Since the school year started classes have been coming out to the Farm regularly to participate in various farm activities that are coordinated with classroom curriculum. Younger kids are counting and observing, older kids are learning about various components of soil and doing math calculations...
The last couple of weeks have had some indoor days and we started setting up a kitchen classroom that we plan to use throughout the winter. We are cooking with Farm ingredients and bringing the outside lessons inside. The below post from the Walker Jones Farm Blog gives a little taste of what has been going on and what is to come for the colder months ahead.
Ms. Camp’s third grade class made their first trip down to the emerging kitchen classroom on the first floor today.

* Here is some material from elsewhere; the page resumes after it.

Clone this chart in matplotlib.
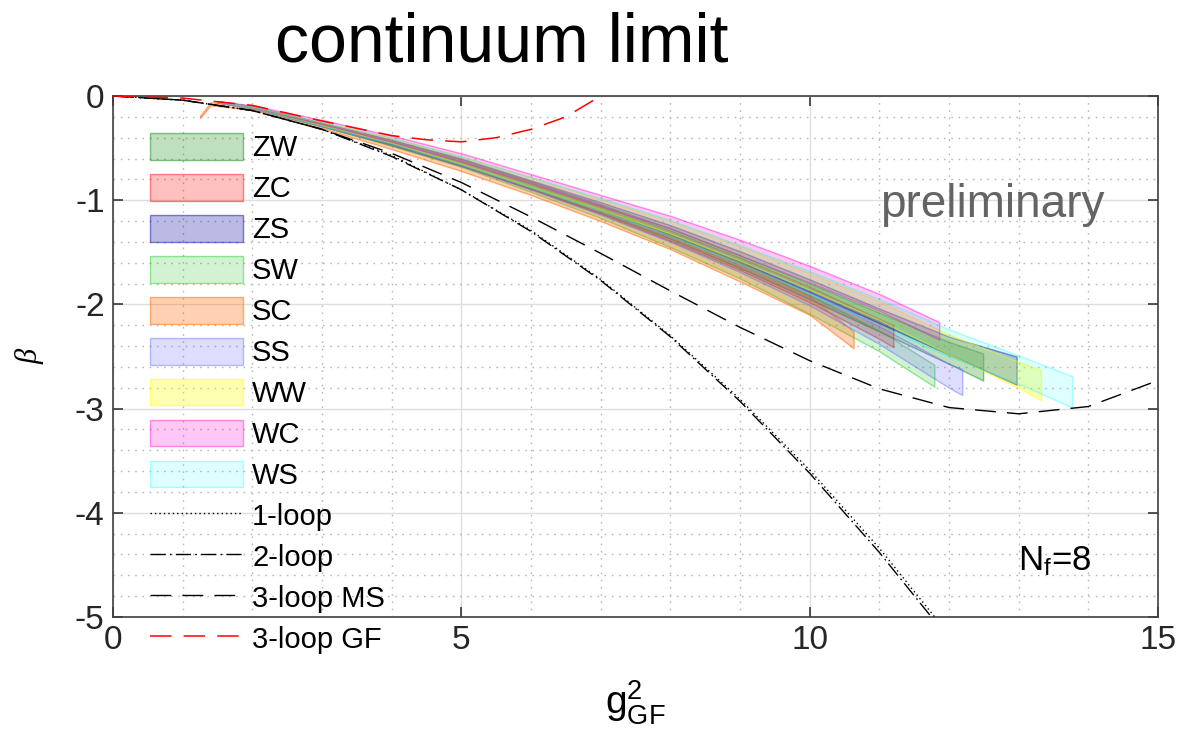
import numpy as np
import matplotlib
matplotlib.use('Agg')
import matplotlib.pyplot as plt
from matplotlib.colors import to_rgba

plt.rcParams['font.family'] = ['Liberation Sans', 'DejaVu Sans']
plt.rcParams['mathtext.fontset'] = 'custom'
plt.rcParams['mathtext.rm'] = 'Liberation Sans'
plt.rcParams['mathtext.it'] = 'Liberation Sans:italic'

# perturbative curves, values
pt_x = [0, 1, 2, 3, 4, 5, 6, 7, 8, 9, 10, 11, 12]
loop1 = [0, -0.04, -0.14, -0.32, -0.57, -0.90, -1.29, -1.76, -2.30, -2.91, -3.59, -4.34, -5.17]
loop2 = [0, -0.04, -0.14, -0.32, -0.58, -0.90, -1.30, -1.77, -2.31, -2.93, -3.62, -4.38, -5.21]

ms_x = [0, 1, 2, 3, 4, 5, 6, 7, 8, 9, 10, 11, 12, 13, 14, 15]
loop3_ms = [0, -0.04, -0.14, -0.32, -0.55, -0.83, -1.16, -1.51, -1.87, -2.22, -2.54, -2.81, -2.99,
            -3.05, -2.98, -2.73]

gf_x = [0, 1, 2, 3, 4, 4.5, 5, 5.5, 6, 6.5, 7.0]
loop3_gf = [0, -0.02, -0.09, -0.24, -0.38, -0.42, -0.44, -0.40, -0.32, -0.20, 0.0]

# continuum-limit bands (x, lower, upper)
zw_x = [1.5, 2, 3, 4, 5, 6, 7, 8, 9, 10, 11, 12, 12.49]
zw_hi = [-0.05, -0.10, -0.26, -0.43, -0.61, -0.82, -1.04, -1.27, -1.53, -1.80, -2.08, -2.36, -2.47]
zw_lo = [-0.06, -0.12, -0.29, -0.47, -0.67, -0.89, -1.12, -1.37, -1.65, -1.95, -2.26, -2.57, -2.73]

zc_x = [1.5, 2, 3, 4, 5, 6, 7, 8, 9, 10, 11, 11.2]
zc_hi = [-0.05, -0.10, -0.26, -0.43, -0.62, -0.83, -1.05, -1.29, -1.55, -1.83, -2.14, -2.20]
zc_lo = [-0.06, -0.12, -0.29, -0.47, -0.67, -0.89, -1.13, -1.39, -1.67, -1.98, -2.33, -2.41]

zs_x = [1.5, 2, 3, 4, 5, 6, 7, 8, 9, 10, 11, 12, 12.97]
zs_hi = [-0.05, -0.10, -0.26, -0.42, -0.60, -0.81, -1.02, -1.24, -1.49, -1.76, -2.04, -2.31, -2.50]
zs_lo = [-0.06, -0.12, -0.28, -0.46, -0.65, -0.87, -1.09, -1.33, -1.59, -1.88, -2.18, -2.48, -2.77]

sw_x = [1.5, 2, 3, 4, 5, 6, 7, 8, 9, 10, 11, 11.79]
sw_hi = [-0.05, -0.10, -0.26, -0.43, -0.62, -0.84, -1.07, -1.32, -1.60, -1.91, -2.25, -2.58]
sw_lo = [-0.06, -0.12, -0.29, -0.48, -0.68, -0.92, -1.17, -1.45, -1.75, -2.09, -2.45, -2.79]

sc_x = [1.25, 1.4, 2, 3, 4, 5, 6, 7, 8, 9, 10, 10.63]
sc_hi = [-0.19, -0.06, -0.10, -0.26, -0.43, -0.62, -0.83, -1.06, -1.31, -1.59, -1.92, -2.26]
sc_lo = [-0.21, -0.09, -0.13, -0.31, -0.51, -0.72, -0.95, -1.20, -1.47, -1.78, -2.10, -2.42]

ss_x = [1.5, 2, 3, 4, 5, 6, 7, 8, 9, 10, 11, 12, 12.19]
ss_hi = [-0.05, -0.10, -0.26, -0.43, -0.62, -0.83, -1.05, -1.30, -1.57, -1.87, -2.21, -2.57, -2.62]
ss_lo = [-0.06, -0.12, -0.29, -0.47, -0.67, -0.90, -1.14, -1.40, -1.69, -2.01, -2.38, -2.80, -2.87]

ww_x = [1.5, 2, 3, 4, 5, 6, 7, 8, 9, 10, 11, 12, 13, 13.32]
ww_hi = [-0.05, -0.10, -0.25, -0.40, -0.58, -0.78, -0.99, -1.20, -1.44, -1.70, -1.97, -2.29, -2.55, -2.63]
ww_lo = [-0.06, -0.12, -0.28, -0.45, -0.65, -0.87, -1.09, -1.32, -1.58, -1.86, -2.15, -2.48, -2.80, -2.92]

wc_x = [1.5, 2, 3, 4, 5, 6, 7, 8, 9, 10, 11, 11.86]
wc_hi = [-0.05, -0.09, -0.23, -0.38, -0.55, -0.75, -0.95, -1.15, -1.38, -1.63, -1.90, -2.17]
wc_lo = [-0.06, -0.12, -0.27, -0.44, -0.63, -0.84, -1.06, -1.27, -1.53, -1.79, -2.06, -2.34]

ws_x = [1.5, 2, 3, 4, 5, 6, 7, 8, 9, 10, 11, 12, 13, 13.77]
ws_hi = [-0.05, -0.10, -0.25, -0.40, -0.58, -0.78, -0.98, -1.19, -1.43, -1.68, -1.95, -2.24, -2.49, -2.69]
ws_lo = [-0.06, -0.12, -0.29, -0.46, -0.66, -0.88, -1.10, -1.34, -1.61, -1.90, -2.20, -2.50, -2.76, -2.99]

fig = plt.figure(figsize=(11.95, 7.39), dpi=100)
ax = fig.add_axes([113 / 1195, 1 - 617 / 739, 1045 / 1195, 521 / 739])

bands = [
    ('ZW', zw_x, zw_lo, zw_hi, '#008000', 0.25),
    ('ZC', zc_x, zc_lo, zc_hi, '#ff0000', 0.25),
    ('ZS', zs_x, zs_lo, zs_hi, '#0000a0', 0.27),
    ('SW', sw_x, sw_lo, sw_hi, '#00c000', 0.18),
    ('SC', sc_x, sc_lo, sc_hi, '#ff6600', 0.30),
    ('SS', ss_x, ss_lo, ss_hi, '#6666ff', 0.22),
    ('WW', ww_x, ww_lo, ww_hi, '#ffff00', 0.30),
    ('WC', wc_x, wc_lo, wc_hi, '#ff00cc', 0.22),
    ('WS', ws_x, ws_lo, ws_hi, '#00ffff', 0.13),
]
for name, bx, blo, bhi, col, a in bands:
    ax.fill_between(bx, blo, bhi, facecolor=to_rgba(col, a),
                    edgecolor=to_rgba(col, min(1, a + 0.2)), linewidth=1.0, label=name, zorder=3)

ax.plot(pt_x, loop1, color='black', lw=1.0, dashes=(1, 2.2), label='1-loop', zorder=4)
ax.plot(pt_x, loop2, color='black', lw=1.0, dashes=(11, 3, 1.2, 3), label='2-loop', zorder=4)
ax.plot(ms_x, loop3_ms, color='black', lw=1.0, dashes=(15, 8), label='3-loop MS', zorder=4)
ax.plot(gf_x, loop3_gf, color='#ff0000', lw=1.1, dashes=(14, 8), label='3-loop GF', zorder=4)

ax.set_xlim(0, 15)
ax.set_ylim(-5, 0)
ax.set_xticks([0, 5, 10, 15])
ax.set_yticks([-5, -4, -3, -2, -1, 0])
ax.set_yticklabels(['-5', '-4', '-3', '-2', '-1', '0'])
ax.set_xticks(np.arange(0, 15.01, 1), minor=True)
ax.set_yticks(np.arange(-5, 0.01, 0.2), minor=True)
ax.tick_params(which='major', direction='in', length=7, width=1.1, top=True, right=True,
               labelsize=24, colors='#262626', pad=6)
ax.tick_params(which='minor', length=0)
ax.grid(which='major', color='#dedede', lw=1.0, zorder=0)
ax.grid(which='minor', color='#b8b8b8', lw=1.0, linestyle=(0, (1.2, 4)), zorder=0)
ax.set_axisbelow(True)
for s in ax.spines.values():
    s.set_color('#404040')
    s.set_linewidth(1.2)

ax.set_xlabel(r'$\mathregular{g^2_{GF}}$', fontsize=28, labelpad=16)
ax.set_ylabel('β', fontsize=22, family='Liberation Serif', style='italic', labelpad=22)

ax.text(12.62, -1.05, 'preliminary', fontsize=33, color='#646464', ha='center', va='center')
ax.text(13.52, -4.55, r'$\mathregular{N_f}$=8', fontsize=25, ha='center', va='baseline')

fig.text(502 / 1195, 1 - 62 / 739, 'continuum limit', fontsize=49, ha='center', va='baseline')

ax.legend(loc='upper left', bbox_to_anchor=(150 / 1195, 1 - 133 / 739), bbox_transform=fig.transFigure,
          frameon=False, fontsize=21, borderpad=0, borderaxespad=0, handlelength=3.2,
          handleheight=1.03, handletextpad=0.3, labelspacing=0.40)

fig.savefig('out.png', dpi=100)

Several other classes have been there before them as the weather has turned wet and chilly during these early fall days, and I believe the children’s assessment of this new feature of our farming program sounds something like this coming from little lips – “Yum!”
Farmer John began with a run through of all the safety tips necessary for this type of exercise. “No one touches the chef’s knives. Not yet. By the end of the year, all of you will be cutting up food, but not yet.” There were also reminders about crowding and being careful about the induction burners and the edges of the pans. Every head in the class nodded in agreement, every voice sounded their understanding. And then the fun began.
Everyone watched as John sliced the apples, and showed the students the ingredients that would make up their snack today – kale, apples, sunflower seeds, raisins, oil, salt and pepper. They tasted each of the ingredients individually before the cooking began. To mixed reviews. Especially concerning the raw kale.
Then the students lined up to each side of the table and took turns adding the ingredients to the pans as John tossed and tossed and stirred a little.
The smells filled the room. The kids took up the forks. And as John loaded up two large plates for all to share, I took off down the hall to deliver a taste to Principal Martin. Who loved it and left not a spot of food in the bowl.
I raced back down the stairs from where I had found Ms. Martin, anxious to try a bite of third grade culinary magic. But this is what I found.
I imagine it tasted wonderful. At least twenty or so smiling faces would seem to suggest so. Who said kids won’t eat kale?